Scenario 2: The effect on Home purchase

  • Monthly Payment: $1,500 (principal and interest only)
  • Years to pay: 30 years
FICO Rating Interest Rate Purchased Value
Excellent 4.00% $314,191.86
Good 4.50% $296,041.74
Fair 5.00% $279,422.43
Bad 6.00% $250,187.42

 

When it comes to home purchases, it has even a greater impact because of the length of the mortgage. The person with just FAIR FICO score can only afford to buy a house worth $280,000 while a person with an excellent FICO score can purchase a house worth $314,000 for the same monthly payment of $1,500. Of course, there are other ways to lower the interest rates by purchasing points. Also, FHA loans also provide good rates for qualified home buyers even if they have a low FICO rating. Assuming that the person with the FAIR FICO score wants to lower his/her interest rate by 1%, he/she would then have to purchase points. Generally, the cost of the points is the same percentage, in this case 1%, so the FAIR FICO person would need to fork out $2,800 (1% x $280,000).
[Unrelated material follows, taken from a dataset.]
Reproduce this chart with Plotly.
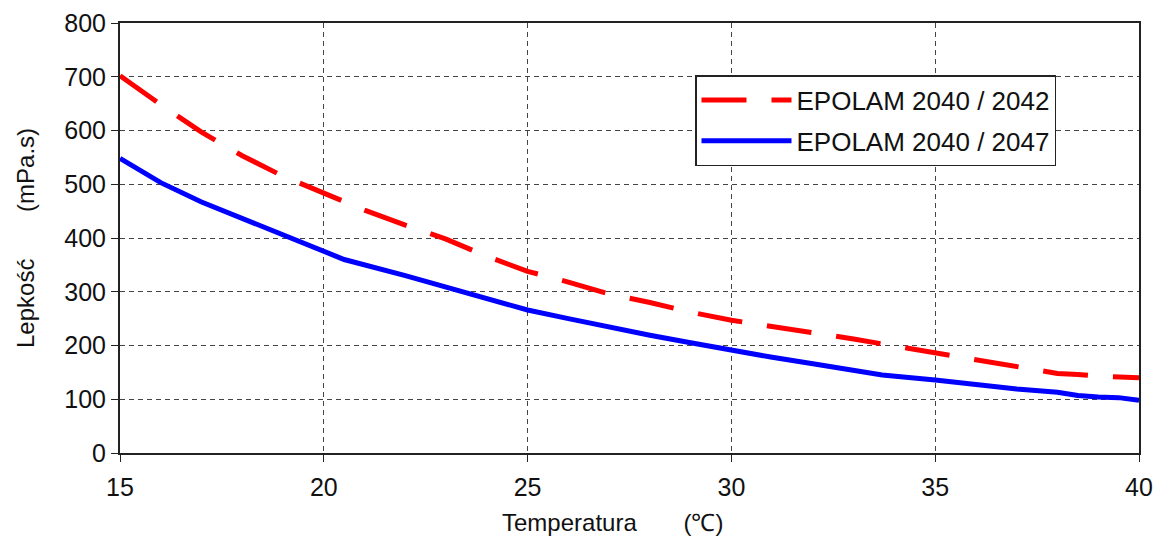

So in this scenario, it cost that person $2,800 for having a lower FICO score.

This is why we always have to make sure that we maintain good credit and keep our FICO score high. In other words, FICO Score = $$$$$$.

Comments

  1. I was naive, I didn’t realize I could get special treatment with a high FICO score (mine was over 800 at the time, and probably still is).

    I needed to read this post 7 years ago!